The Company has entered into long-term service agreements for the maintenance and repair by third parties of many of its combustion-turbine or combined-cycle generating plants. These agreements may be terminated in the event a planned construction project is cancelled. At September 30, 2001, the total estimated commitment for completed and in-process construction
projects was $496 million, and the total estimated commitment if all turbines are purchased as planned is approximately $2,240 million. In April 2001, the Company entered into a long-term power purchase
agreement with Perryville, which expires in December 2022, under which it will receive all the generation output of the Perryville facility for a monthly
reservation charge. The total estimated minimum commitment under this agreement over the life of the agreement is approximately $924 million.

(how much of the income from this was booked?????????????/)

On October 2, 2001, the CPUC and SCE announced a settlement of SCE's filed rate doctrine lawsuit, which is pending in federal district court in Los Angeles. The terms of the proposed settlement provide that SCE will fully repay what the settlement agreement Calls "Procurement Related Liabilities" by the end
of 2003. Although the proposed settlement agreement purports to provide for the payment of all Procurement Related Liabilities, which includes $920 million
owed to the PX and the CAISO (a portion of which is owed to Mirant), there is no specific information about when any particular creditor or class of creditors
can expect repayment. Further, SCE has agreed to work with the CPUC and the California Attorney General in pursuing litigation against energy sellers and to
meet and confer with the CPUC as to all significant strategic and tactical decisions in existing or future litigation, including administrative proceedings. Effective March 1, 2002, CPUC approval is required of any settlement of existing or future litigation, and, if the CPUC rejects a proposed settlement, SCE is required to continue with such litigation.

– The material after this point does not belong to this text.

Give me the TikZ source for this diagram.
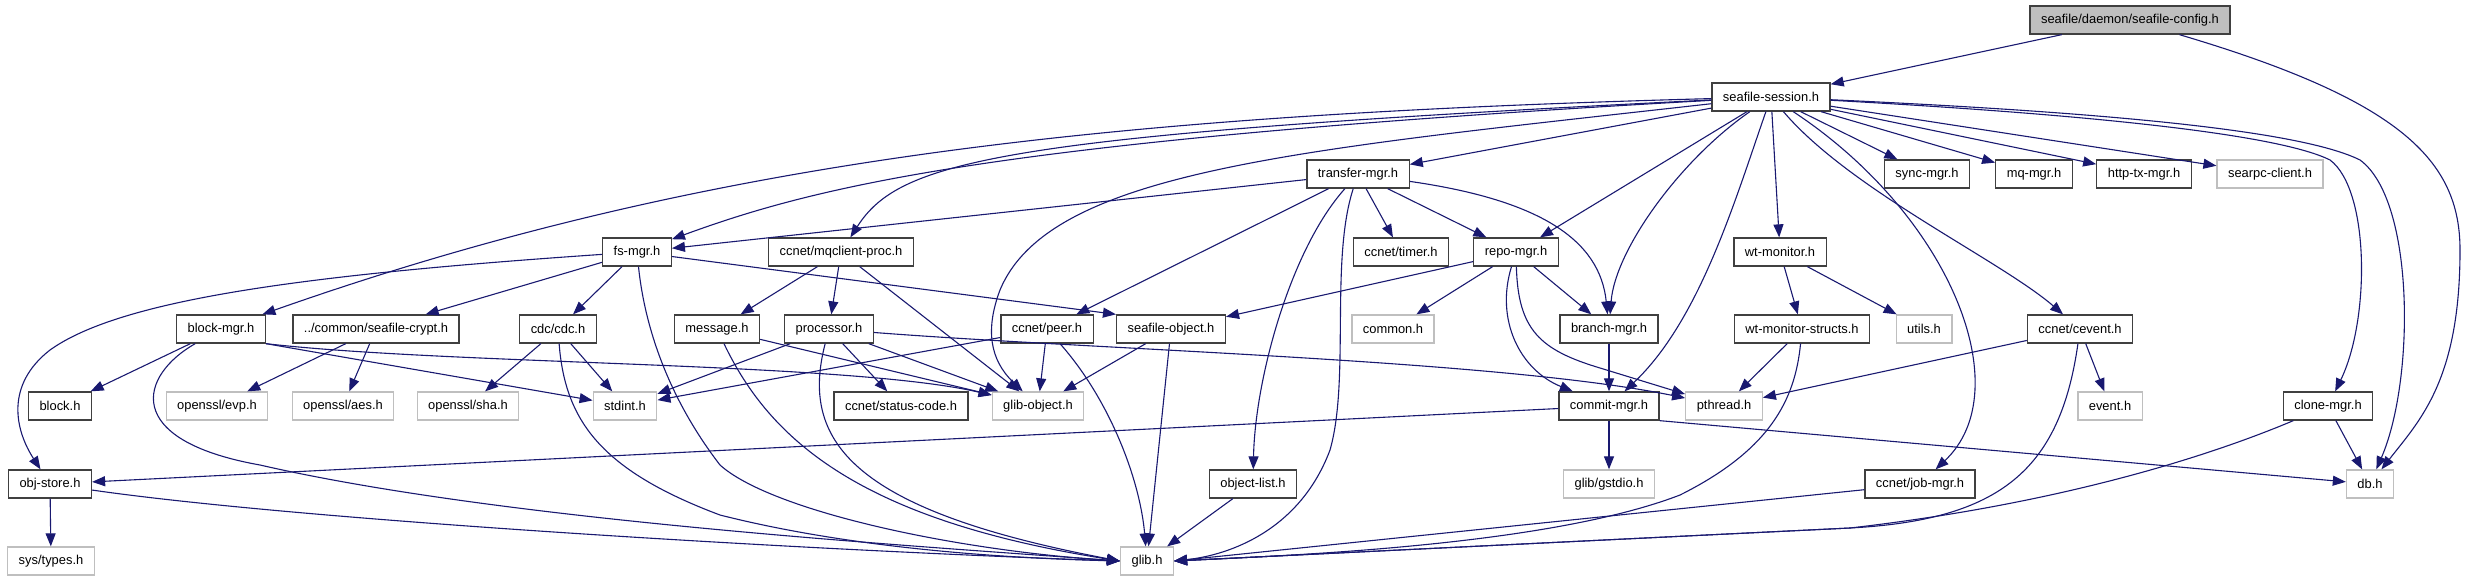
\documentclass[tikz,border=0pt]{standalone}
\usepackage{fontspec}
\setmainfont{Liberation Sans}
\usepackage{tikz}
\usetikzlibrary{arrows.meta}
\definecolor{edgeblue}{RGB}{25,25,112}
\definecolor{boxgray}{RGB}{191,191,191}
\definecolor{boxline}{RGB}{64,64,64}

\begin{document}
\begin{tikzpicture}[x=1pt,y=-1pt,font=\fontsize{12.9}{14}\selectfont,>={Triangle[length=13pt,width=10pt]},
  doc/.style={draw=boxline,line width=1.3pt,fill=white,minimum height=28pt,inner xsep=11pt,inner ysep=0pt},
  ext/.style={doc,draw=boxgray},
  root/.style={doc,fill=boxgray},
  inc/.style={->,draw=edgeblue,line width=1.1pt}]
\useasboundingbox (0,0) rectangle (2467,581);
\node[root] (cfg) at (2130,20) {seafile/daemon/seafile-config.h};
\node[doc] (sess) at (1771,97) {seafile-session.h};
\node[doc] (transfer) at (1358,174) {transfer-mgr.h};
\node[doc] (sync) at (1927,174) {sync-mgr.h};
\node[doc] (mq) at (2034,174) {mq-mgr.h};
\node[doc] (httptx) at (2144,174) {http-tx-mgr.h};
\node[ext] (searpc) at (2270,174) {searpc-client.h};
\node[doc] (fsmgr) at (637,252) {fs-mgr.h};
\node[doc] (mqclient) at (841,252) {ccnet/mqclient-proc.h};
\node[doc] (timer) at (1401,252) {ccnet/timer.h};
\node[doc] (repo) at (1516,252) {repo-mgr.h};
\node[doc] (wtmon) at (1780,252) {wt-monitor.h};
\node[doc] (blockmgr) at (221,329) {block-mgr.h};
\node[doc] (crypt) at (376,329) {../common/seafile-crypt.h};
\node[doc] (cdc) at (558,329) {cdc/cdc.h};
\node[doc] (message) at (717,329) {message.h};
\node[doc] (processor) at (829,329) {processor.h};
\node[doc] (peer) at (1047,329) {ccnet/peer.h};
\node[doc] (seafobj) at (1171,329) {seafile-object.h};
\node[ext] (common) at (1393,329) {common.h};
\node[doc] (branch) at (1609,329) {branch-mgr.h};
\node[doc] (wtstructs) at (1802,329) {wt-monitor-structs.h};
\node[ext] (utils) at (1924,329) {utils.h};
\node[doc] (cevent) at (2080,329) {ccnet/cevent.h};
\node[doc] (block) at (60,406) {block.h};
\node[ext] (evp) at (217,406) {openssl/evp.h};
\node[ext] (aes) at (343,406) {openssl/aes.h};
\node[ext] (sha) at (468,406) {openssl/sha.h};
\node[ext] (stdint) at (625,406) {stdint.h};
\node[doc] (status) at (901,406) {ccnet/status-code.h};
\node[ext] (gobject) at (1038,406) {glib-object.h};
\node[doc] (commit) at (1609,406) {commit-mgr.h};
\node[ext] (pthread) at (1724,406) {pthread.h};
\node[ext] (event) at (2110,406) {event.h};
\node[doc] (clone) at (2328,406) {clone-mgr.h};
\node[doc] (objstore) at (50,484) {obj-store.h};
\node[doc] (objlist) at (1253,484) {object-list.h};
\node[ext] (gstdio) at (1609,484) {glib/gstdio.h};
\node[doc] (jobmgr) at (1920,484) {ccnet/job-mgr.h};
\node[ext] (db) at (2370,484) {db.h};
\node[ext] (systypes) at (51,561) {sys/types.h};
\node[ext] (glib) at (1147,561) {glib.h};
\draw[inc] (cfg) -- (sess);
\draw[inc] (cfg) .. controls (2400,100) and (2460,160) .. (2460,250) .. controls (2460,380) and (2420,420) .. (db);
\draw[inc] (sess) -- (transfer);
\draw[inc] (sess) -- (sync);
\draw[inc] (sess) -- (mq);
\draw[inc] (sess) -- (httptx);
\draw[inc] (sess) -- (searpc);
\draw[inc] (sess) -- (repo);
\draw[inc] (sess) -- (wtmon);
\draw[inc] (sess) .. controls (1850,190) and (2000,260) .. (cevent);
\draw[inc] (sess) .. controls (1000,140) and (820,185) .. (fsmgr);
\draw[inc] (sess) .. controls (1000,135) and (900,160) .. (mqclient);
\draw[inc] (sess) .. controls (1100,115) and (700,160) .. (blockmgr);
\draw[inc] (sess) .. controls (1300,150) and (1050,170) .. (1000,290) .. controls (985,330) and (990,360) .. (gobject);
\draw[inc] (sess) .. controls (1680,160) and (1615,250) .. (branch);
\draw[inc] (sess) .. controls (1735,200) and (1700,320) .. (commit);
\draw[inc] (sess) .. controls (1950,215) and (2020,390) .. (jobmgr);
\draw[inc] (sess) .. controls (2100,115) and (2280,135) .. (2330,160) .. controls (2370,190) and (2370,320) .. (clone);
\draw[inc] (sess) .. controls (2100,112) and (2300,130) .. (2360,160) .. controls (2415,200) and (2415,380) .. (db);
\draw[inc] (transfer) -- (fsmgr);
\draw[inc] (transfer) -- (timer);
\draw[inc] (transfer) -- (repo);
\draw[inc] (transfer) -- (peer);
\draw[inc] (transfer) .. controls (1540,200) and (1600,240) .. (branch);
\draw[inc] (transfer) .. controls (1290,250) and (1255,380) .. (objlist);
\draw[inc] (transfer) .. controls (1330,260) and (1350,380) .. (1330,450) .. controls (1300,530) and (1230,555) .. (glib.east);
\draw[inc] (repo) -- (seafobj);
\draw[inc] (repo) -- (common);
\draw[inc] (repo) -- (branch);
\draw[inc] (repo) .. controls (1495,320) and (1520,370) .. (commit);
\draw[inc] (repo) .. controls (1518,330) and (1540,350) .. (1600,368) -- (pthread);
\draw[inc] (branch) -- (commit);
\draw[inc] (commit) -- (gstdio);
\draw[inc] (commit) -- (objstore);
\draw[inc] (commit.south east) -- (db);
\draw[inc] (wtmon) -- (wtstructs);
\draw[inc] (wtmon) -- (utils);
\draw[inc] (wtstructs) -- (pthread);
\draw[inc] (wtstructs) .. controls (1795,400) and (1770,450) .. (1680,495) .. controls (1550,545) and (1300,555) .. (glib.east);
\draw[inc] (cevent) -- (pthread);
\draw[inc] (cevent) -- (event);
\draw[inc] (cevent) .. controls (2060,470) and (2000,520) .. (1850,528) -- (glib.east);
\draw[inc] (clone) -- (db);
\draw[inc] (clone) .. controls (2200,460) and (2050,505) .. (1850,528) -- (glib.east);
\draw[inc] (jobmgr) -- (glib.east);
\draw[inc] (objlist) -- (glib);
\draw[inc] (fsmgr) .. controls (300,275) and (120,300) .. (50,350) .. controls (5,385) and (15,430) .. (objstore);
\draw[inc] (fsmgr) -- (crypt);
\draw[inc] (fsmgr) -- (cdc);
\draw[inc] (fsmgr) -- (seafobj.north west);
\draw[inc] (fsmgr) .. controls (645,330) and (670,400) .. (720,465) .. controls (770,510) and (950,550) .. (glib.west);
\draw[inc] (mqclient) -- (message);
\draw[inc] (mqclient) -- (processor);
\draw[inc] (mqclient) -- (gobject);
\draw[inc] (blockmgr) -- (block);
\draw[inc] (blockmgr.south east) -- (stdint);
\draw[inc] (blockmgr.south east) .. controls (450,365) and (850,362) .. (gobject);
\draw[inc] (blockmgr) .. controls (140,375) and (120,440) .. (260,465) .. controls (500,520) and (900,545) .. (glib.west);
\draw[inc] (crypt) -- (evp);
\draw[inc] (crypt) -- (aes);
\draw[inc] (cdc) -- (sha);
\draw[inc] (cdc) -- (stdint);
\draw[inc] (cdc) .. controls (565,420) and (600,470) .. (720,515) .. controls (850,548) and (1000,558) .. (glib.west);
\draw[inc] (objstore) -- (systypes);
\draw[inc] (objstore) .. controls (300,520) and (800,550) .. (glib.west);
\draw[inc] (message) -- (gobject);
\draw[inc] (message) .. controls (770,440) and (860,520) .. (glib.west);
\draw[inc] (processor) -- (stdint);
\draw[inc] (processor) -- (status);
\draw[inc] (processor) -- (gobject);
\draw[inc] (processor) .. controls (1100,350) and (1500,360) .. (pthread);
\draw[inc] (processor) .. controls (800,440) and (850,510) .. (glib.west);
\draw[inc] (peer) -- (stdint);
\draw[inc] (peer) -- (gobject);
\draw[inc] (peer) .. controls (1110,400) and (1140,480) .. (glib);
\draw[inc] (seafobj) -- (gobject);
\draw[inc] (seafobj) -- (glib);
\end{tikzpicture}
\end{document}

The impact of the proposed settlement agreement on Mirant remains uncertain, but could include delayed payment, extended litigation, or discriminatory treatment in the repayment process. Mirant is currently analyzing
the proposed settlement agreement and its analysis may indicate that other available remedies are preferable to this settlement proposal. Such remedies may include participation in an effort to file an involuntary bankruptcy petition against SCE. On October 5, 2001, the U.S. District Court for the Central District of California approved the proposed settlement agreement. The
District Court's judgement was temporarily stayed on October 30, 2001 by the 9th Circuit Court of Appeals for a 14-day period while a motion is addressed by the District
Court.

(what a mess)

Be careful with MIR and CPN, there are good reasons why they are selling so cheep.